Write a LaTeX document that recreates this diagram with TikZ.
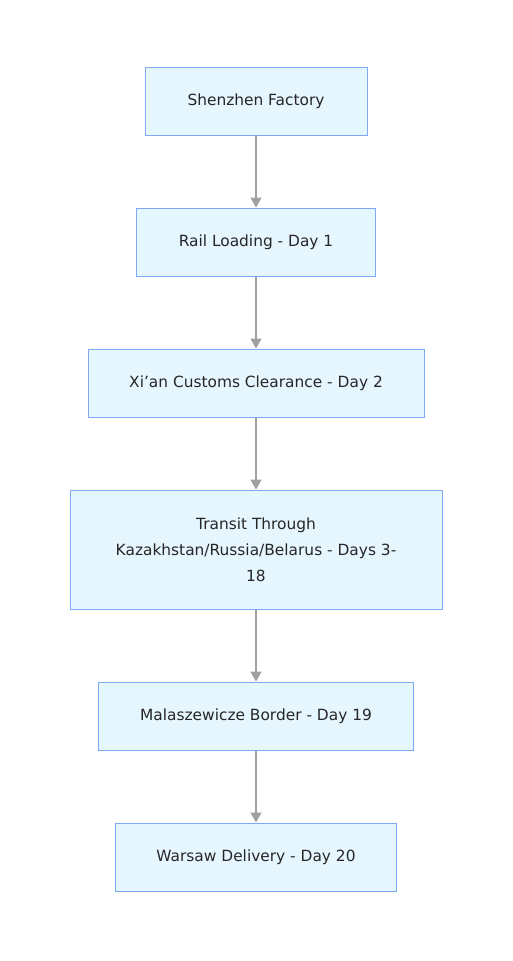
\documentclass[tikz,border=0pt]{standalone}
\usepackage{fontspec}
\setmainfont{DejaVu Sans}
\usetikzlibrary{arrows.meta}

\definecolor{boxfill}{HTML}{E6F6FF}
\definecolor{boxline}{HTML}{7FA8F5}
\definecolor{arrowgray}{HTML}{A0A0A0}

\tikzset{
  stage/.style={draw=boxline, fill=boxfill, line width=1pt,
    minimum height=68pt, align=center, text=black!85,
    font=\fontsize{15.4pt}{26pt}\selectfont},
  flow/.style={draw=arrowgray, line width=1.3pt,
    -{Triangle[width=11pt,length=10pt,fill=arrowgray]}}
}

\begin{document}
\begin{tikzpicture}[x=1pt,y=1pt]
  \useasboundingbox (0,0) rectangle (512,-961);
  \node[stage, minimum width=222pt] (shenzhen) at (256,-101) {Shenzhen Factory};
  \node[stage, minimum width=239pt] (rail) at (256,-242) {Rail Loading - Day 1};
  \node[stage, minimum width=336pt] (xian) at (256,-383) {Xi’an Customs Clearance - Day 2};
  \node[stage, minimum width=372pt, minimum height=119pt] (transit) at (256,-549.5)
    {Transit Through\\Kazakhstan/Russia/Belarus - Days 3-\\18};
  \node[stage, minimum width=315pt] (border) at (256,-716) {Malaszewicze Border - Day 19};
  \node[stage, minimum width=281pt] (warsaw) at (256,-857) {Warsaw Delivery - Day 20};

  \draw[flow] (shenzhen) -- (rail);
  \draw[flow] (rail) -- (xian);
  \draw[flow] (xian) -- (transit);
  \draw[flow] (transit) -- (border);
  \draw[flow] (border) -- (warsaw);
\end{tikzpicture}
\end{document}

+--

| WRITTEN INSTRUCTION |
Without the pictures, retype the whole of the material above exactly.

| ANSWER TO THIS PROBLEM |
Write a LaTeX document that recreates this diagram with TikZ.
\documentclass[tikz,border=0pt]{standalone}
\usepackage{fontspec}
\setmainfont{DejaVu Sans}
\usetikzlibrary{arrows.meta}

\definecolor{boxfill}{HTML}{E6F6FF}
\definecolor{boxline}{HTML}{7FA8F5}
\definecolor{arrowgray}{HTML}{A0A0A0}

\tikzset{
  stage/.style={draw=boxline, fill=boxfill, line width=1pt,
    minimum height=68pt, align=center, text=black!85,
    font=\fontsize{15.4pt}{26pt}\selectfont},
  flow/.style={draw=arrowgray, line width=1.3pt,
    -{Triangle[width=11pt,length=10pt,fill=arrowgray]}}
}

\begin{document}
\begin{tikzpicture}[x=1pt,y=1pt]
  \useasboundingbox (0,0) rectangle (512,-961);
  \node[stage, minimum width=222pt] (shenzhen) at (256,-101) {Shenzhen Factory};
  \node[stage, minimum width=239pt] (rail) at (256,-242) {Rail Loading - Day 1};
  \node[stage, minimum width=336pt] (xian) at (256,-383) {Xi’an Customs Clearance - Day 2};
  \node[stage, minimum width=372pt, minimum height=119pt] (transit) at (256,-549.5)
    {Transit Through\\Kazakhstan/Russia/Belarus - Days 3-\\18};
  \node[stage, minimum width=315pt] (border) at (256,-716) {Malaszewicze Border - Day 19};
  \node[stage, minimum width=281pt] (warsaw) at (256,-857) {Warsaw Delivery - Day 20};

  \draw[flow] (shenzhen) -- (rail);
  \draw[flow] (rail) -- (xian);
  \draw[flow] (xian) -- (transit);
  \draw[flow] (transit) -- (border);
  \draw[flow] (border) -- (warsaw);
\end{tikzpicture}
\end{document}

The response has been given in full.